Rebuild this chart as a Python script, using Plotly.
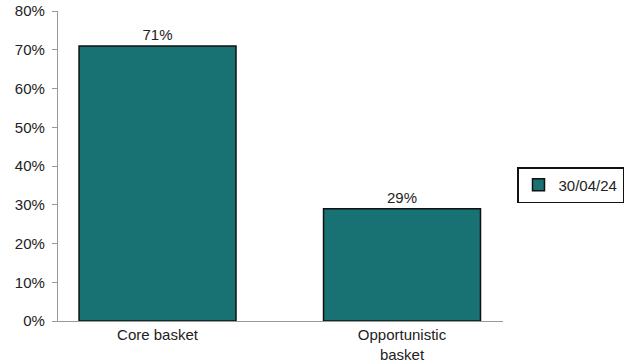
import plotly.graph_objects as go

categories = ["Core basket", "Opportunistic<br>basket"]
values = [71, 29]
labels = ["71%", "29%"]
series_name = "30/04/24"
y_ticks = [0, 10, 20, 30, 40, 50, 60, 70, 80]
y_tick_text = [f"{v}%" for v in y_ticks]

fig = go.Figure()
fig.add_trace(go.Bar(
    x=[0, 1], y=values, name=series_name,
    text=labels, textposition="outside",
    textfont=dict(size=15, color="#222222"),
    marker=dict(color="#187172", line=dict(color="#111111", width=1.5)),
    width=0.642, showlegend=True, cliponaxis=False,
))
fig.update_layout(
    width=626, height=362,
    margin=dict(l=58, r=123, t=11, b=41, autoexpand=False),
    paper_bgcolor="white", plot_bgcolor="white",
    font=dict(family="Liberation Sans, Arial, sans-serif", size=15, color="#222222"),
    showlegend=True,
    legend=dict(xref="container", yref="container", x=517/626, y=(362-185)/362,
                xanchor="left", yanchor="middle",
                bordercolor="#111111", borderwidth=1.5,
                font=dict(size=15, color="#222222")),
    xaxis=dict(range=[-0.407, 1.413], tickvals=[0, 1], ticktext=categories,
               showline=True, linecolor="#999999", linewidth=1.2,
               ticks="", showgrid=False, zeroline=False, ticklabelstandoff=0,
               tickfont=dict(size=15), automargin=False),
    yaxis=dict(range=[0, 80], tickvals=y_ticks, ticktext=y_tick_text,
               showline=True, linecolor="#999999", linewidth=1.2,
               ticks="outside", ticklen=5, tickcolor="#999999",
               showgrid=False, zeroline=False, automargin=False,
               tickfont=dict(size=15), ticklabelstandoff=4),
)
fig.write_html("out.html")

== REQUIRED TASK ==
Make an exact copy of the data, leaving its pictures out.

== RESULT OF THE EXERCISE ==
Rebuild this chart as a Python script, using Plotly.
import plotly.graph_objects as go

categories = ["Core basket", "Opportunistic<br>basket"]
values = [71, 29]
labels = ["71%", "29%"]
series_name = "30/04/24"
y_ticks = [0, 10, 20, 30, 40, 50, 60, 70, 80]
y_tick_text = [f"{v}%" for v in y_ticks]

fig = go.Figure()
fig.add_trace(go.Bar(
    x=[0, 1], y=values, name=series_name,
    text=labels, textposition="outside",
    textfont=dict(size=15, color="#222222"),
    marker=dict(color="#187172", line=dict(color="#111111", width=1.5)),
    width=0.642, showlegend=True, cliponaxis=False,
))
fig.update_layout(
    width=626, height=362,
    margin=dict(l=58, r=123, t=11, b=41, autoexpand=False),
    paper_bgcolor="white", plot_bgcolor="white",
    font=dict(family="Liberation Sans, Arial, sans-serif", size=15, color="#222222"),
    showlegend=True,
    legend=dict(xref="container", yref="container", x=517/626, y=(362-185)/362,
                xanchor="left", yanchor="middle",
                bordercolor="#111111", borderwidth=1.5,
                font=dict(size=15, color="#222222")),
    xaxis=dict(range=[-0.407, 1.413], tickvals=[0, 1], ticktext=categories,
               showline=True, linecolor="#999999", linewidth=1.2,
               ticks="", showgrid=False, zeroline=False, ticklabelstandoff=0,
               tickfont=dict(size=15), automargin=False),
    yaxis=dict(range=[0, 80], tickvals=y_ticks, ticktext=y_tick_text,
               showline=True, linecolor="#999999", linewidth=1.2,
               ticks="outside", ticklen=5, tickcolor="#999999",
               showgrid=False, zeroline=False, automargin=False,
               tickfont=dict(size=15), ticklabelstandoff=4),
)
fig.write_html("out.html")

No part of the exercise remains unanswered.